To advance scientific knowledge of the communicative and relational processes engaged by facial expressions, the systematic study of the role of dynamic information should be a focus in future research. This requires sophisticated approaches to the measurement and analysis of temporal aspects of facial displays, together with continuous measurements of self-report (e.g., Affect Rating Dial by Ruef & Levenson, 2007; Dynamic Decoding Device by Tcherkassof, Bollon, Dubois, Pansu, & Adam, 2007) that allow subjective ratings to be made over time, as well as physiological responses (see also Mauss & Robinson, 2009). As facial expressions commonly appear alongside other verbal and nonverbal cues (e.g., gaze, head orientation, gestures, speech), emotion perception needs to be considered as a process in which several dynamic acts are temporally integrated to produce meaning. It is these dynamic patterns of facial expressions that demand future attention and multilevel analysis (see Krumhuber & Scherer, 2011; With & Kaiser, 2011). The broader issue is what nonverbal behavior does in interaction (Kappas & Descoôteaux, 2003). Arguably, facial behavior can be understood as serving a variety of functions that include intra- and interpersonal emotional regulation (Butler, 2011; Kappas, 2011). From this perspective, the cohesion of subjective feeling state and expression may be often low because facial behavior is not a running commentary on what we feel, but also relates to conscious and unconscious attempts to influence what we feel, what others think we want, what we want others to feel, etcetera. In colloquial terms: facial behaviors do things to us and to others. We will fail to arrive at a proper understanding of what faces do if we continue to use static snapshots of faces as a paradigm for researching facial expressions.

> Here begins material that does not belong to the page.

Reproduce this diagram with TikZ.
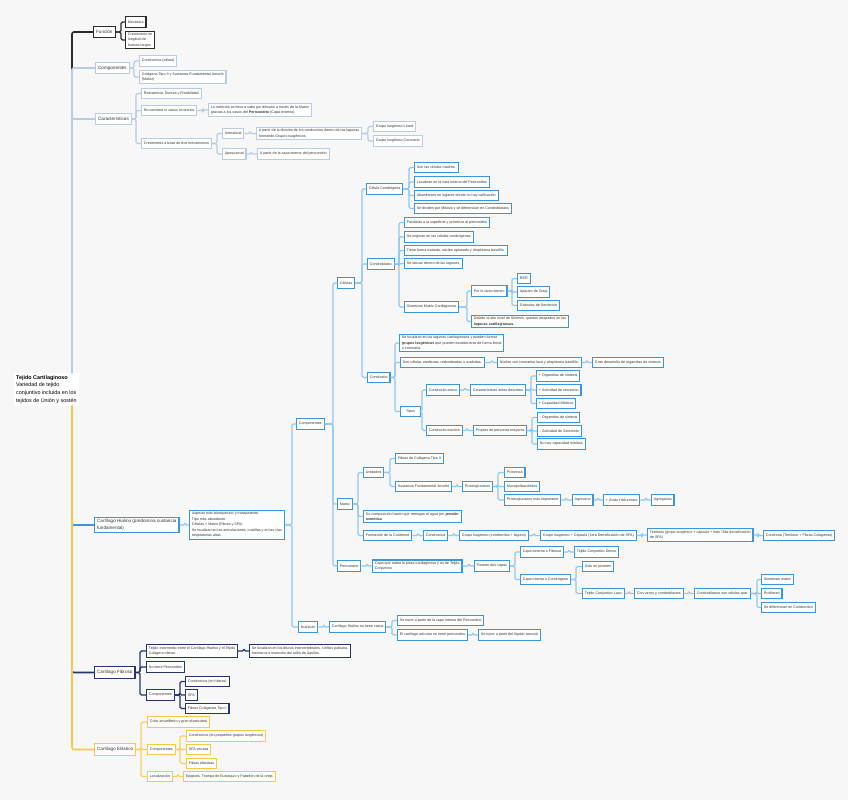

With the emergence of technology in the field of affective computing, dynamic properties promise to be key factors in the automatic extraction and resynthesis of realistic human behavior. The first advances have already been made by incorporating dynamic data into the measurement and modeling of facial actions (e.g., Cosker, Krumhuber, & Hilton, 2011; Pantic & Patras, 2006; see also Calvo & D’Mello, 2010; Kappas, 2010). It falls to future research to make use of these techniques and to treat dynamic information as an integral part of facial behavior. Once the tradition of employing highly intense and prototypical static expressions has been overcome, we will be able to grasp the true nature and function of facial actions as they take place in everyday interactions.